Print exactly the lines from the first one down to the line containing "import matplotlib.pyplot as plt", both ends included, with no pictures and nothing else.

◆ **COLLECTED MATERIAL**:
+-------+
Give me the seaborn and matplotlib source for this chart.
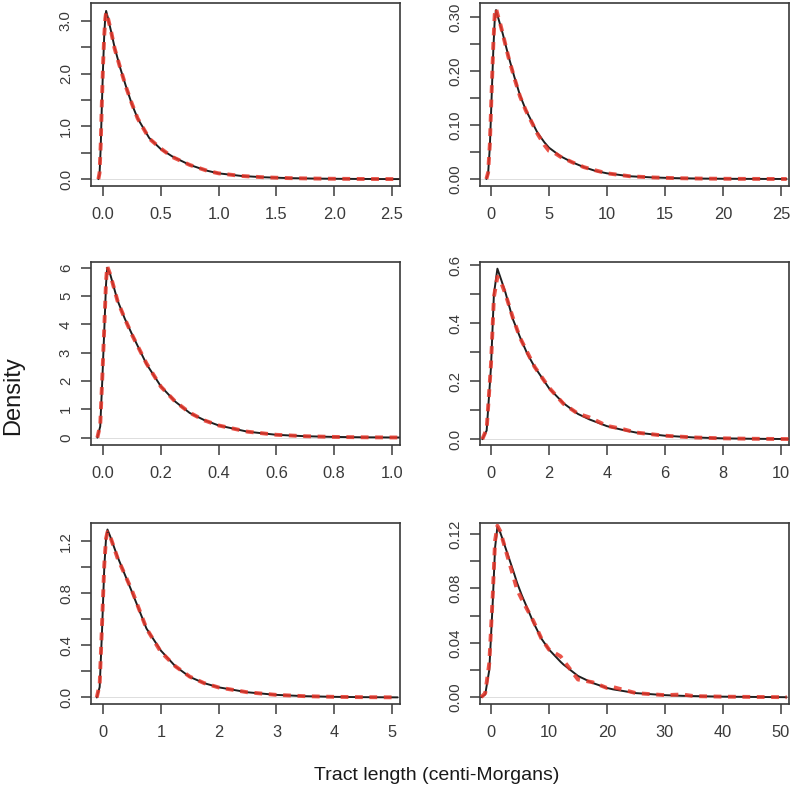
import numpy as np
import pandas as pd
import seaborn as sns
import matplotlib
matplotlib.use("Agg")
import matplotlib.pyplot as plt

# panel A (top left)
a_x = [-0.04, -0.03, -0.02, -0.01, 0.0, 0.01, 0.02, 0.027, 0.04, 0.07, 0.1, 0.15, 0.2, 0.25,
       0.3, 0.4, 0.5, 0.6, 0.75, 0.9, 1.0, 1.2, 1.4, 1.6, 1.8, 2.0, 2.2, 2.4, 2.6]
a_black = [0, 0.1, 0.6, 1.4, 2.1, 2.7, 3.1, 3.19, 3.08, 2.8, 2.5, 2.1, 1.75, 1.42,
           1.15, 0.78, 0.57, 0.43, 0.27, 0.16, 0.11, 0.06, 0.035, 0.02, 0.012, 0.007, 0.004, 0.002, 0.001]
a_red = [0, 0.12, 0.65, 1.45, 2.15, 2.7, 3.05, 3.16, 3.08, 2.8, 2.48, 2.1, 1.74, 1.43,
         1.15, 0.77, 0.58, 0.42, 0.27, 0.16, 0.11, 0.06, 0.034, 0.02, 0.012, 0.007, 0.004, 0.002, 0.001]

# panel B (top right)
b_x = [-0.4, -0.25, -0.1, 0.05, 0.2, 0.32, 0.43, 0.6, 0.8, 1.0, 1.5, 2.0, 2.5, 3.0, 4.0,
       4.6, 5.0, 5.5, 6.0, 7.0, 8.0, 9.0, 10, 12, 14, 16, 18, 20, 22, 25.5]
b_black = [0, 0.01, 0.06, 0.15, 0.24, 0.295, 0.313, 0.3, 0.285, 0.27, 0.228, 0.19, 0.155, 0.128, 0.086,
           0.068, 0.058, 0.05, 0.042, 0.031, 0.022, 0.015, 0.0105, 0.005, 0.0028, 0.0015, 0.0008, 0.0004, 0.0002, 0.0]
b_red = [0, 0.012, 0.065, 0.16, 0.25, 0.305, 0.316, 0.302, 0.287, 0.27, 0.226, 0.188, 0.153, 0.127, 0.084,
         0.063, 0.052, 0.048, 0.041, 0.031, 0.022, 0.016, 0.0105, 0.005, 0.0028, 0.0015, 0.0008, 0.0004, 0.0002, 0.0]

# panel C (middle left)
c_x = [-0.02, -0.01, -0.003, 0.004, 0.01, 0.014, 0.025, 0.05, 0.075, 0.1, 0.15, 0.2, 0.25,
       0.3, 0.35, 0.4, 0.5, 0.6, 0.7, 0.8, 0.9, 1.03]
c_black = [0, 0.4, 2.0, 3.8, 5.4, 6.0, 5.75, 4.84, 4.2, 3.65, 2.6, 1.81, 1.27,
           0.87, 0.62, 0.43, 0.21, 0.1, 0.05, 0.025, 0.012, 0.004]
c_red = [0, 0.45, 2.1, 3.9, 5.5, 6.05, 5.75, 4.82, 4.2, 3.63, 2.62, 1.8, 1.27,
         0.88, 0.61, 0.43, 0.21, 0.1, 0.05, 0.025, 0.012, 0.004]

# panel D (middle right)
d_x = [-0.3, -0.15, 0.0, 0.1, 0.22, 0.35, 0.5, 0.75, 1.0, 1.25, 1.5, 2.0, 2.5, 3.0, 3.4,
       4.0, 4.5, 5.0, 6.0, 7.0, 8.0, 9.0, 10.3]
d_black = [0, 0.03, 0.25, 0.5, 0.588, 0.55, 0.505, 0.415, 0.352, 0.295, 0.25, 0.176, 0.124, 0.087, 0.068,
           0.045, 0.033, 0.023, 0.012, 0.006, 0.003, 0.0015, 0.0005]
d_red = [0, 0.035, 0.26, 0.49, 0.56, 0.54, 0.5, 0.42, 0.35, 0.3, 0.25, 0.178, 0.122, 0.088, 0.075,
         0.046, 0.036, 0.023, 0.012, 0.006, 0.003, 0.0015, 0.0005]

# panel E (bottom left)
e_x = [-0.11, -0.06, -0.02, 0.02, 0.05, 0.075, 0.12, 0.25, 0.5, 0.75, 1.0, 1.25, 1.5, 1.75,
       2.0, 2.5, 3.0, 3.5, 4.0, 4.5, 5.1]
e_black = [0, 0.08, 0.5, 1.0, 1.22, 1.29, 1.24, 1.08, 0.81, 0.53, 0.36, 0.24, 0.158, 0.11,
           0.078, 0.04, 0.02, 0.01, 0.005, 0.0025, 0.001]
e_red = [0, 0.1, 0.55, 1.02, 1.22, 1.27, 1.24, 1.07, 0.82, 0.53, 0.35, 0.24, 0.16, 0.11,
         0.077, 0.04, 0.02, 0.01, 0.005, 0.0025, 0.001]

# panel F (bottom right)
f_x = [-1.7, -1.0, -0.3, 0.3, 0.7, 1.1, 1.6, 2.4, 3.9, 4.5, 5.3, 7.3, 8.7, 10, 12, 12.5, 15,
       17.5, 20, 21, 25, 30, 33, 35, 40, 45, 51]
f_black = [0, 0.002, 0.02, 0.07, 0.11, 0.125, 0.121, 0.111, 0.092, 0.084, 0.075, 0.055, 0.043, 0.035, 0.026, 0.024, 0.0156,
           0.0105, 0.0068, 0.0058, 0.003, 0.0015, 0.001, 0.0008, 0.0004, 0.0002, 0.0]
f_red = [0, 0.003, 0.025, 0.075, 0.115, 0.126, 0.122, 0.11, 0.088, 0.079, 0.072, 0.056, 0.043, 0.035, 0.03, 0.027, 0.013,
         0.011, 0.0068, 0.0075, 0.003, 0.0015, 0.002, 0.0008, 0.0004, 0.0002, 0.0]

panels = [
    dict(x=a_x, black=a_black, red=a_red, xlim=(-0.104, 2.57), ylim=(-0.13, 3.34),
         xticks=[0, 0.5, 1.0, 1.5, 2.0, 2.5], xlabels=["0.0", "0.5", "1.0", "1.5", "2.0", "2.5"],
         yticks=[0, 0.5, 1.0, 1.5, 2.0, 2.5, 3.0], ylabels=["0.0", "", "1.0", "", "2.0", "", "3.0"]),
    dict(x=b_x, black=b_black, red=b_red, xlim=(-0.95, 25.7), ylim=(-0.013, 0.326),
         xticks=[0, 5, 10, 15, 20, 25], xlabels=["0", "5", "10", "15", "20", "25"],
         yticks=[0, 0.05, 0.1, 0.15, 0.2, 0.25, 0.3], ylabels=["0.00", "", "0.10", "", "0.20", "", "0.30"]),
    dict(x=c_x, black=c_black, red=c_red, xlim=(-0.042, 1.028), ylim=(-0.26, 6.2),
         xticks=[0, 0.2, 0.4, 0.6, 0.8, 1.0], xlabels=["0.0", "0.2", "0.4", "0.6", "0.8", "1.0"],
         yticks=[0, 1, 2, 3, 4, 5, 6], ylabels=["0", "1", "2", "3", "4", "5", "6"]),
    dict(x=d_x, black=d_black, red=d_red, xlim=(-0.38, 10.28), ylim=(-0.02, 0.611),
         xticks=[0, 2, 4, 6, 8, 10], xlabels=["0", "2", "4", "6", "8", "10"],
         yticks=[0, 0.1, 0.2, 0.3, 0.4, 0.5, 0.6], ylabels=["0.0", "", "0.2", "", "0.4", "", "0.6"]),
    dict(x=e_x, black=e_black, red=e_red, xlim=(-0.21, 5.14), ylim=(-0.05, 1.34),
         xticks=[0, 1, 2, 3, 4, 5], xlabels=["0", "1", "2", "3", "4", "5"],
         yticks=[0, 0.2, 0.4, 0.6, 0.8, 1.0, 1.2], ylabels=["0.0", "", "0.4", "", "0.8", "", "1.2"]),
    dict(x=f_x, black=f_black, red=f_red, xlim=(-1.9, 51.4), ylim=(-0.005, 0.128),
         xticks=[0, 10, 20, 30, 40, 50], xlabels=["0", "10", "20", "30", "40", "50"],
         yticks=[0, 0.02, 0.04, 0.06, 0.08, 0.1, 0.12], ylabels=["0.00", "", "0.04", "", "0.08", "", "0.12"]),
]

sns.set_theme(style="ticks")
plt.rcParams["font.family"] = ["Liberation Sans", "DejaVu Sans"]

W, H = 797, 796
fig = plt.figure(figsize=(W / 100, H / 100), dpi=100)

cols = [(91, 400), (480, 789)]
rows = [(3, 186), (262, 445), (523, 704)]
edge = "#3a3a3a"

for i, p in enumerate(panels):
    l, r = cols[i % 2]
    t, b = rows[i // 2]
    ax = fig.add_axes([l / W, 1 - b / H, (r - l) / W, (b - t) / H])
    ax.axhline(0, color="#d8d8d8", lw=0.6, zorder=1)
    df = pd.DataFrame({"x": p["x"], "black": p["black"], "red": p["red"]})
    sns.lineplot(data=df, x="x", y="black", ax=ax, color="#1e1e1e", lw=1.4, zorder=2)
    sns.lineplot(data=df, x="x", y="red", ax=ax, color="#e8362a", lw=2.8, alpha=0.85,
                 linestyle=(0, (2.0, 1.7)), zorder=3)
    ax.set_xlim(*p["xlim"])
    ax.set_ylim(*p["ylim"])
    ax.set_xticks(p["xticks"])
    ax.set_xticklabels(p["xlabels"], fontsize=11.8)
    ax.set_yticks(p["yticks"])
    ax.set_yticklabels(p["ylabels"], rotation=90, va="center", fontsize=10.8)
    ax.set_xlabel("")
    ax.set_ylabel("")
    for s in ax.spines.values():
        s.set_visible(True)
        s.set_color(edge)
        s.set_linewidth(1.2)
    ax.tick_params(axis="both", direction="out", length=7, width=1.1, color=edge,
                   labelcolor="#3a3a3a")
    ax.tick_params(axis="x", pad=8)
    ax.tick_params(axis="y", pad=6)

fig.text(13 / W, 400 / H, "Density", rotation=90, ha="center", va="center",
         fontsize=17, color="#1a1a1a")
fig.text(437 / W, 1 - 776 / H, "Tract length (centi-Morgans)", ha="center", va="center",
         fontsize=14, color="#1a1a1a")

fig.savefig("out.png", dpi=100)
+-------+
◆ **TASK ANSWER**:
Give me the seaborn and matplotlib source for this chart.
import numpy as np
import pandas as pd
import seaborn as sns
import matplotlib
matplotlib.use("Agg")
import matplotlib.pyplot as plt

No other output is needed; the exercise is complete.